For the few of you that read last week's recap, you'll recall that I considered all but two performances big ole' abortions. It turns out I was completely unfair to those performances, because while horrid, they were nowhere as bad as tonight's plate of suckage.
Now, with regret, here is the run down:
Amanda Overymeyer rocked her way into the opening slot. She decided to sing "Back in the USSR." Her performance confirmed to me that she is a communist. It also re-confirmed that she does not have any range beyond barroom slut rock chick.
Rating: Strapped the kids into the back of the van and backed it into a Russian lake.
Kristy Lee Cook sucked her way (possibly literally) in the second spot. She kinda sorta tried to perform "You Got to Hide Your Love Away." I guessed that she wanted to make it into an emotionless anthemn. If that was her idea then awesome. If not, then let this nightmare end.
Rating: Strapped the young 'uns into the back of the F150 and backed in the Mississippi.
David Archuleta went from the pimp slot to third up. After his spectacular destruction of "We Can Work it Out" I was left with wanting more. Instead this kid did the safety dance and performed "The Long and Winding Road." He played it straight, did not move and justed gaspily belted it out. It blew. The judges loved it and sucked his likely hairless balls.
My rating: Strapped himself into the back of his rents mini-van and accidentally kicked the car into reverse and drowned a horrible, horrible premature but necessary death.
Michael Johns materialized into the fourth spot. During his video package he stated that he was going to sing "A Day in the Life." I immediately cringed. I could not think of a way to condense that song into a minute and thirty seconds. Turns out he could not either. After the "song" he said that he performed the song in honor of a friend that died too soon. He must have really hated that guy.
My rating: Revived his dead friend, strapped him into the back seat of his car and backed into whatever ocean surrounds Austrailia.
Rather than discuss Brooke White's unfortunately marginal performance of "Here Comes the Sun" I am just going to go to a happy place where she is not at risk of being in the bottom three and repeat what I wrote last week.

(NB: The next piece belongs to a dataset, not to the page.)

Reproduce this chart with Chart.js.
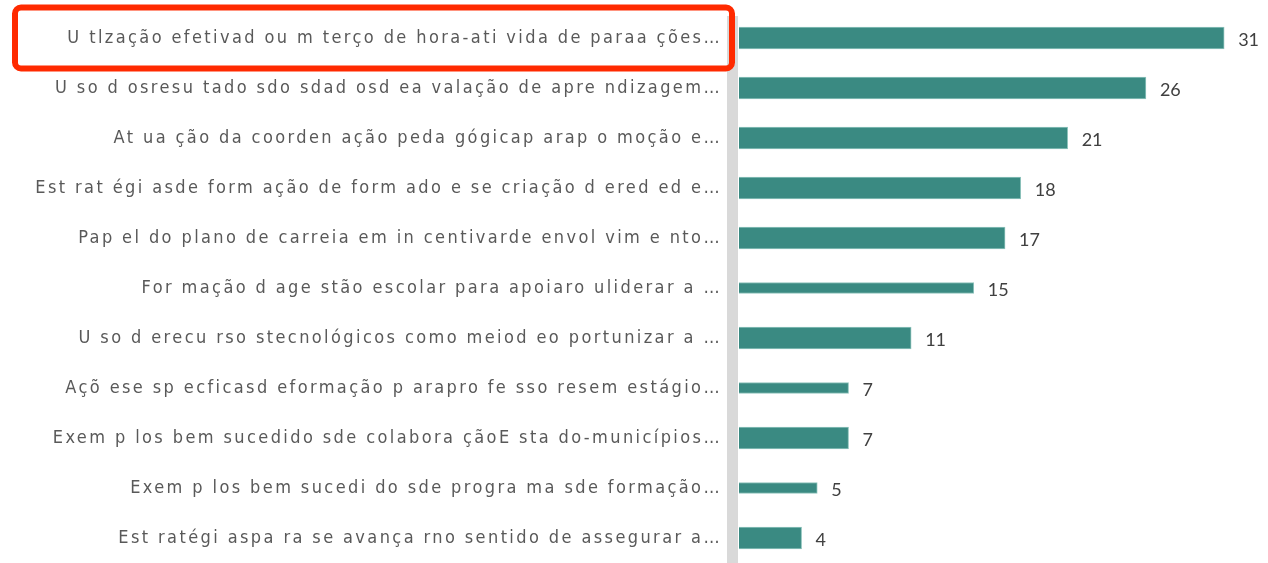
<!DOCTYPE html>
<html>
<head>
<meta charset="utf-8">
<script src="https://cdn.jsdelivr.net/npm/chart.js@4.4.1/dist/chart.umd.min.js"></script>
<style>
  html, body { margin: 0; padding: 0; background: #fff; }
  #wrap { width: 1268px; height: 563px; }
</style>
</head>
<body>
<div id="wrap"><canvas id="chart"></canvas></div>
<script>
const labels = [
  'U tlzação efetivad ou m terço de hora-ati vida de paraa ções…',
  'U so d osresu tado sdo sdad osd ea valação de apre ndizagem…',
  'At ua ção da coorden ação peda gógicap arap o moção e…',
  'Est rat égi asde form ação de form ado e se criação d ered ed e…',
  'Pap el do plano de carreia em in centivarde envol vim e nto…',
  'For mação d age stão escolar para apoiaro uliderar a …',
  'U so d erecu rso stecnológicos como meiod eo portunizar a …',
  'Açõ ese sp ecficasd eformação p arapro fe sso resem estágio…',
  'Exem p los bem sucedido sde colabora çãoE sta do-municípios…',
  'Exem p los bem sucedi do sde progra ma sde formação…',
  'Est ratégi aspa ra se avança rno sentido de assegurar a…'
];
const counts = [31, 26, 21, 18, 17, 15, 11, 7, 7, 5, 4];
const thinRows = [5, 7, 9];

const barColor = '#3a8a82';

// spaced-out lettering for the category labels
// (canvas resize wipes context state, so set it again before layout and draw)
const spacing = (chart) => { chart.ctx.letterSpacing = '2.4px'; };
const letterSpacing = {
  id: 'letterSpacing',
  beforeLayout: spacing,
  beforeDraw: spacing
};

// grey band along the category axis
const axisBand = {
  id: 'axisBand',
  beforeDatasetsDraw(chart) {
    const { ctx, chartArea } = chart;
    ctx.save();
    ctx.fillStyle = '#d9d9d9';
    ctx.fillRect(chartArea.left - 12, chartArea.top + 3, 11, chartArea.bottom - chartArea.top);
    ctx.restore();
  }
};

// value labels at the end of each bar
const valueLabels = {
  id: 'valueLabels',
  afterDatasetsDraw(chart) {
    const { ctx } = chart;
    ctx.save();
    ctx.letterSpacing = '0px';
    ctx.fillStyle = '#404040';
    ctx.font = '18px Lato, "Open Sans", sans-serif';
    ctx.textAlign = 'left';
    ctx.textBaseline = 'middle';
    chart.data.datasets.forEach((ds, di) => {
      chart.getDatasetMeta(di).data.forEach((bar, i) => {
        if (ds.data[i] == null) return;
        ctx.fillText(ds.data[i], bar.x + 14, bar.y + 2);
      });
    });
    ctx.restore();
  }
};

// red highlight box around the first category label
const highlight = {
  id: 'highlight',
  afterDraw(chart) {
    const { ctx, chartArea } = chart;
    const y0 = chart.scales.y.getPixelForValue(0);
    ctx.save();
    ctx.strokeStyle = '#ff2a00';
    ctx.lineWidth = 6;
    ctx.beginPath();
    ctx.roundRect(15, y0 - 30.5, chartArea.left - 22, 61, 6);
    ctx.stroke();
    ctx.restore();
  }
};

new Chart(document.getElementById('chart'), {
  type: 'bar',
  data: {
    labels: labels,
    datasets: [
      {
        data: counts.map((v, i) => thinRows.includes(i) ? null : v),
        backgroundColor: barColor,
        borderColor: '#8fc3bc',
        borderWidth: 1,
        barThickness: 22,
        grouped: false
      },
      {
        data: counts.map((v, i) => thinRows.includes(i) ? v : null),
        backgroundColor: barColor,
        borderColor: '#8fc3bc',
        borderWidth: 1,
        barThickness: 11,
        grouped: false
      }
    ]
  },
  options: {
    indexAxis: 'y',
    responsive: true,
    maintainAspectRatio: false,
    animation: false,
    layout: { padding: { top: 13, right: 0, bottom: 0, left: 0 } },
    plugins: {
      legend: { display: false },
      tooltip: { enabled: false }
    },
    scales: {
      x: {
        display: false,
        min: 0,
        max: 33.8
      },
      y: {
        afterFit: (scale) => {
          scale.width = 739;
          scale.paddingTop = 0;
          scale.paddingBottom = 0;
        },
        grid: { display: false, drawTicks: false },
        border: { display: false },
        ticks: {
          autoSkip: false,
          padding: 17,
          color: '#595959',
          font: { family: '"DejaVu Sans Condensed", "DejaVu Sans", sans-serif', size: 18 }
        }
      }
    }
  },
  plugins: [letterSpacing, axisBand, valueLabels, highlight]
});
</script>
</body>
</html>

"Speaking of God, the heavenly Brooke White was seventh in the line up. I was concerned that her song of choice of was "Let it Be" which is a bit over played and does not veer away from what she has done over the past several weeks. My concerns absolutely disappeared about mid way through the performance. She was not doing anything special with the song, but she I noticed that she was tearing up. It is the first real moment that I have seen on this show. At the end of the song she let the tears flow a bit and at the moment America should have fallen in love with her. She really seems to be the only person appreciating this experience."
Rating: She's still awesome damn it.
David Cook opened up the second hour of this lovefest. He decided to do the Whitesnake version of "Daytripper." He also decided to use a Peter Frampton VocBox. I am not sure if I really need to say anything further.
Rating: Strapped the kid into some ironic car choice and drove into the lake because he's all about changing it up.
Carly Smithson brought her greatness to the seventh slot. Since she's been deemed a front runner she decided to play it safe and perform "Blackbird." The only version of Blackbird I ever listen to is the duet between Dr. Susan Lewis and Chloe Lewis from the first season of "ER." This one left me wanting to pull something out one of my small orifices.
Rating: Strapped the kid in and back the car into a river of Guiness.
Okay, I am losing steam so lets do a speed round:
Jason Castro - "Michelle" - French sucked.
Syesha Mercado - "Yesterday" - Loved the cleavage, hated her woe is me version.
Chikeze - "I've Just Seen a Face" - Basically the same as last week but in a very bad, bad way.
Ramiele - "I Should've Known Better" - I think the title speaks for itself.
The massive suckage that has been Kristy Lee should be going home during the results show. I am hoping that we (meaning I) do not have to endure a possibe Brooke White elimination scare.
More at some point.
- MPH
1 comment:
You come out of retirement, or whatever the hell you are calling it, and all you have to offer me is American Fucking Idol chatter?
There's NO WAY I'm ever giving you a sandwich now.